- [SET EXERCISE]:
Can the data below be set down again exactly, line for line?

+++ DATASET RECORDS +++

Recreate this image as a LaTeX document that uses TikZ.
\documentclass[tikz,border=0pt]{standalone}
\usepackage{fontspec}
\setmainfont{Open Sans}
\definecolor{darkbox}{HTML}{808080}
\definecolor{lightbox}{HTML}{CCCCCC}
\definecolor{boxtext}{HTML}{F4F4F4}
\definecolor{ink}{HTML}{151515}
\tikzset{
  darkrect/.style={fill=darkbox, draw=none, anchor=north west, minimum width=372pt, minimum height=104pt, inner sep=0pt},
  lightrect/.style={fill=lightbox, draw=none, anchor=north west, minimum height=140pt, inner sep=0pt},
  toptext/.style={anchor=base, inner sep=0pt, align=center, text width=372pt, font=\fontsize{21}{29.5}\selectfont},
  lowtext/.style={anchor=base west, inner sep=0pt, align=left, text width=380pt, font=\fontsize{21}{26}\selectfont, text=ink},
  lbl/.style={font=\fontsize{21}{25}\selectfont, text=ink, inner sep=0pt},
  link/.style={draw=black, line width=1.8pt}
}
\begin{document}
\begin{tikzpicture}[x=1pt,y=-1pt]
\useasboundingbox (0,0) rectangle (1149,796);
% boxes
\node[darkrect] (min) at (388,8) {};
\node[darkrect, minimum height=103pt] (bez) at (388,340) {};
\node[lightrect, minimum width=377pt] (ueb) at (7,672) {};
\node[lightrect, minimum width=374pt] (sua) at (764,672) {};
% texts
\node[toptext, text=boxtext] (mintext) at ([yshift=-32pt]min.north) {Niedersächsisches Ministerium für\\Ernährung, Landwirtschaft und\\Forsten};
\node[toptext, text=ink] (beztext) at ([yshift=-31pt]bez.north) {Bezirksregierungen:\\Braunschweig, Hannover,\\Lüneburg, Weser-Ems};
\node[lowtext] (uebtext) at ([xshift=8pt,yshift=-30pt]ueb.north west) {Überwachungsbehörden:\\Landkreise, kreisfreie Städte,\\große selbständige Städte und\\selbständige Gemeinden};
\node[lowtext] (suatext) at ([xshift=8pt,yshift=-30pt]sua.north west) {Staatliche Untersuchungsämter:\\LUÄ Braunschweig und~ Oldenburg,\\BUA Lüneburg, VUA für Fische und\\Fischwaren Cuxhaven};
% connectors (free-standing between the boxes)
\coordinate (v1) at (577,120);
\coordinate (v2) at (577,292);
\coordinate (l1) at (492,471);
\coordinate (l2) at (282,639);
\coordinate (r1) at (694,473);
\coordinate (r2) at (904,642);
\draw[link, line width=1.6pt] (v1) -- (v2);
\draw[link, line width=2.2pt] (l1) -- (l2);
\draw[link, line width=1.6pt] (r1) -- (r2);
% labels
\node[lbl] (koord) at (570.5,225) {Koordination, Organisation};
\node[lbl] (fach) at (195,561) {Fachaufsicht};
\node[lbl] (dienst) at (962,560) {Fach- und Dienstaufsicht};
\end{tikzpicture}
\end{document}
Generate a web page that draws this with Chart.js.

+++

- [FINAL RESULT]:
Recreate this image as a LaTeX document that uses TikZ.
\documentclass[tikz,border=0pt]{standalone}
\usepackage{fontspec}
\setmainfont{Open Sans}
\definecolor{darkbox}{HTML}{808080}
\definecolor{lightbox}{HTML}{CCCCCC}
\definecolor{boxtext}{HTML}{F4F4F4}
\definecolor{ink}{HTML}{151515}
\tikzset{
  darkrect/.style={fill=darkbox, draw=none, anchor=north west, minimum width=372pt, minimum height=104pt, inner sep=0pt},
  lightrect/.style={fill=lightbox, draw=none, anchor=north west, minimum height=140pt, inner sep=0pt},
  toptext/.style={anchor=base, inner sep=0pt, align=center, text width=372pt, font=\fontsize{21}{29.5}\selectfont},
  lowtext/.style={anchor=base west, inner sep=0pt, align=left, text width=380pt, font=\fontsize{21}{26}\selectfont, text=ink},
  lbl/.style={font=\fontsize{21}{25}\selectfont, text=ink, inner sep=0pt},
  link/.style={draw=black, line width=1.8pt}
}
\begin{document}
\begin{tikzpicture}[x=1pt,y=-1pt]
\useasboundingbox (0,0) rectangle (1149,796);
% boxes
\node[darkrect] (min) at (388,8) {};
\node[darkrect, minimum height=103pt] (bez) at (388,340) {};
\node[lightrect, minimum width=377pt] (ueb) at (7,672) {};
\node[lightrect, minimum width=374pt] (sua) at (764,672) {};
% texts
\node[toptext, text=boxtext] (mintext) at ([yshift=-32pt]min.north) {Niedersächsisches Ministerium für\\Ernährung, Landwirtschaft und\\Forsten};
\node[toptext, text=ink] (beztext) at ([yshift=-31pt]bez.north) {Bezirksregierungen:\\Braunschweig, Hannover,\\Lüneburg, Weser-Ems};
\node[lowtext] (uebtext) at ([xshift=8pt,yshift=-30pt]ueb.north west) {Überwachungsbehörden:\\Landkreise, kreisfreie Städte,\\große selbständige Städte und\\selbständige Gemeinden};
\node[lowtext] (suatext) at ([xshift=8pt,yshift=-30pt]sua.north west) {Staatliche Untersuchungsämter:\\LUÄ Braunschweig und~ Oldenburg,\\BUA Lüneburg, VUA für Fische und\\Fischwaren Cuxhaven};
% connectors (free-standing between the boxes)
\coordinate (v1) at (577,120);
\coordinate (v2) at (577,292);
\coordinate (l1) at (492,471);
\coordinate (l2) at (282,639);
\coordinate (r1) at (694,473);
\coordinate (r2) at (904,642);
\draw[link, line width=1.6pt] (v1) -- (v2);
\draw[link, line width=2.2pt] (l1) -- (l2);
\draw[link, line width=1.6pt] (r1) -- (r2);
% labels
\node[lbl] (koord) at (570.5,225) {Koordination, Organisation};
\node[lbl] (fach) at (195,561) {Fachaufsicht};
\node[lbl] (dienst) at (962,560) {Fach- und Dienstaufsicht};
\end{tikzpicture}
\end{document}
Generate a web page that draws this with Chart.js.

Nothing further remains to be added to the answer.